It is surprisingly difficult to create software that can be trusted to work. For most software, correctness is inferred by extensive and costly testing, but this can only prove the presence of errors, not their absence. For safety-critical software, this is unsatisfactory. The ideal is to specify desired behaviours using logics and mathematics, and formally prove that the software satisfies its specification.
The aim of this project is to develop the scientific foundations for writing specifications and proofs of software written in modern programming languages. The combination of features in these languages, such as shared mutable state, higher-order functions, object-oriented design, and advanced control flow (e.g. exception-handling), make programs written in these languages difficult to verify.

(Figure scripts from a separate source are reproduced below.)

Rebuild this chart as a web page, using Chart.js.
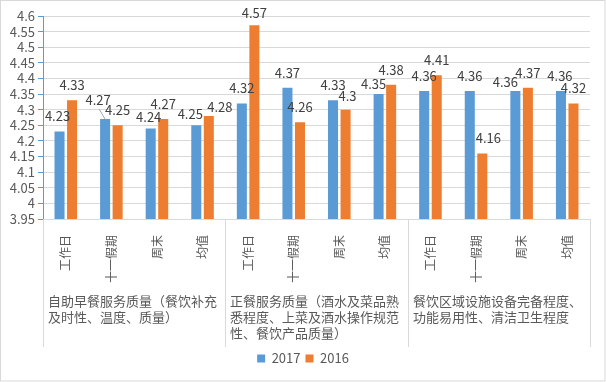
<!DOCTYPE html>
<html><head><meta charset="utf-8">
<script src="https://cdn.jsdelivr.net/npm/chart.js@4/dist/chart.umd.min.js"></script>
<style>html,body{margin:0;padding:0;background:#fff}#wrap{width:606px;height:382px;position:relative}</style>
</head><body><div id="wrap"><canvas id="c" width="606" height="382"></canvas></div>
<script>
const categories = ["工作日","十一假期","周末","均值","工作日","十一假期","周末","均值","工作日","十一假期","周末","均值"];
const groupLabels = [
  ["自助早餐服务质量（餐饮补充","及时性、温度、质量）"],
  ["正餐服务质量（酒水及菜品熟","悉程度、上菜及酒水操作规范","性、餐饮产品质量）"],
  ["餐饮区域设施设备完备程度、","功能易用性、清洁卫生程度"]
];
const seriesNames = ["2017","2016"];
const values2017 = [4.23,4.27,4.24,4.25,4.32,4.37,4.33,4.35,4.36,4.36,4.36,4.36];
const values2016 = [4.33,4.25,4.27,4.28,4.57,4.26,4.3,4.38,4.41,4.16,4.37,4.32];
const yMin = 3.95, yMax = 4.6, yStep = 0.05;

const FONT = '"Noto Sans CJK SC","Noto Sans",sans-serif';
const GRAY = '#595959';
// small label nudges (px) to mimic hand-placed data labels
const labelNudge = [
  [[-2,0],[-7,-4],[-2,4],[-6,4],[0,0],[0,0],[0,0],[-5,5],[0,0],[0,0],[-10,6],[-1,0]],
  [[0,0],[0,0],[0,0],[11,6],[0,3],[0,0],[2,1],[0,0],[0,0],[6,0],[0,0],[0,0]]
];
const leaderLines = [[1],[]];

const extras = {
  id:'extras',
  beforeDraw(chart){
    const ctx = chart.ctx;
    ctx.save();
    ctx.fillStyle='#fff';
    ctx.fillRect(0,0,chart.width,chart.height);
    ctx.strokeStyle='#d9d9d9';ctx.lineWidth=1;
    ctx.strokeRect(0.5,0.5,chart.width-1.5,chart.height-1.5);
    ctx.restore();
  },
  afterDraw(chart){
    const ctx = chart.ctx, xs = chart.scales.x;
    const half = (xs.getPixelForValue(1)-xs.getPixelForValue(0))/2;
    const top = chart.chartArea.bottom, bottom = xs.bottom;
    ctx.save();
    ctx.strokeStyle='#d9d9d9';ctx.lineWidth=1;
    const bounds=[0,4,8,12].map(i=>Math.round((i<12?xs.getPixelForValue(i)-half:xs.getPixelForValue(11)+half))+0.5);
    bounds.forEach(b=>{ctx.beginPath();ctx.moveTo(b,top);ctx.lineTo(b,bottom);ctx.stroke();});
    ctx.fillStyle=GRAY;ctx.font='13px '+FONT;ctx.textAlign='left';ctx.textBaseline='middle';
    groupLabels.forEach((lines,g)=>{
      lines.forEach((ln,k)=>ctx.fillText(ln,bounds[g]+4.5,top+82+k*16));
    });
    // data labels
    ctx.font='13px '+FONT;ctx.textAlign='center';ctx.fillStyle='#404040';
    chart.data.datasets.forEach((ds,di)=>{
      const meta = chart.getDatasetMeta(di);
      meta.data.forEach((bar,i)=>{
        const n = labelNudge[di][i];
        const x = bar.x+n[0], y = bar.y-15+n[1];
        ctx.fillText(String(ds.data[i]),x,y);
        if(leaderLines[di].includes(i)){
          ctx.strokeStyle='#a6a6a6';ctx.beginPath();ctx.moveTo(x+1,y+9);ctx.lineTo(bar.x,bar.y);ctx.stroke();
        }
      });
    });
    ctx.restore();
  }
};

new Chart(document.getElementById('c'),{
  type:'bar',
  data:{labels:categories,datasets:[
    {label:seriesNames[0],data:values2017,backgroundColor:'#5B9BD5',barPercentage:0.8,categoryPercentage:0.55},
    {label:seriesNames[1],data:values2016,backgroundColor:'#ED7D31',barPercentage:0.8,categoryPercentage:0.55}
  ]},
  options:{
    responsive:false,animation:false,
    layout:{padding:{left:0,right:0,top:16,bottom:7}},
    plugins:{
      legend:{position:'bottom',labels:{boxWidth:8,boxHeight:8,padding:5,color:GRAY,font:{family:FONT,size:13}}},
      tooltip:{enabled:false}
    },
    scales:{
      x:{
        grid:{display:false},
        border:{color:'#d9d9d9'},
        ticks:{maxRotation:90,minRotation:90,padding:8,color:GRAY,font:{family:FONT,size:12},autoSkip:false},
        afterFit(s){s.height=128;}
      },
      y:{
        min:yMin,max:yMax,
        grid:{color:'#d9d9d9',tickColor:'#5B9BD5',tickLength:5},
        border:{color:'#5B9BD5'},
        ticks:{stepSize:yStep,autoSkip:false,color:GRAY,font:{family:FONT,size:13},padding:3,
          callback:v=>String(+(+v).toFixed(2))},
        afterFit(s){s.width=43;}
      },
      yR:{
        type:'linear',position:'right',display:true,min:yMin,max:yMax,
        grid:{display:false,drawOnChartArea:false},border:{display:false},
        ticks:{display:false},
        afterFit(s){s.width=16;}
      }
    }
  },
  plugins:[extras]
});
</script></body></html>
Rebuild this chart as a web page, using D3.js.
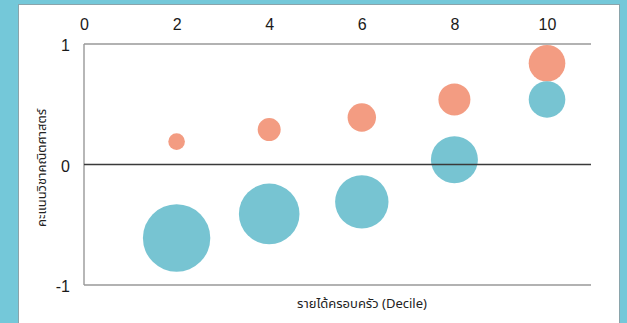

This project will work on two fronts simultaneously. The first is to provide an environment (Charge!) where researchers can prototype new programming languages and specification logics and prove that programs are correct with respect to their specifications inside the interactive proof asssistant Coq. The second is to provide an Eclipse perspective (Kopitiam) that extends on the current Java perspective of Eclipse and allows users to verify the correctness of Java programs in the same environment as in which they write their programs. The ultimate goal is to have a tool where users can write their programs, their specifications, their models, and prove that the programs satisfy their specifications to the letter - and at the same time have all proofs checked by a state of the art interactive proof assistant.
We are funded by a Sapere Aude grant from the Danish Ministry of Science, Innovation and Higher Education (grant number 0602-03007B).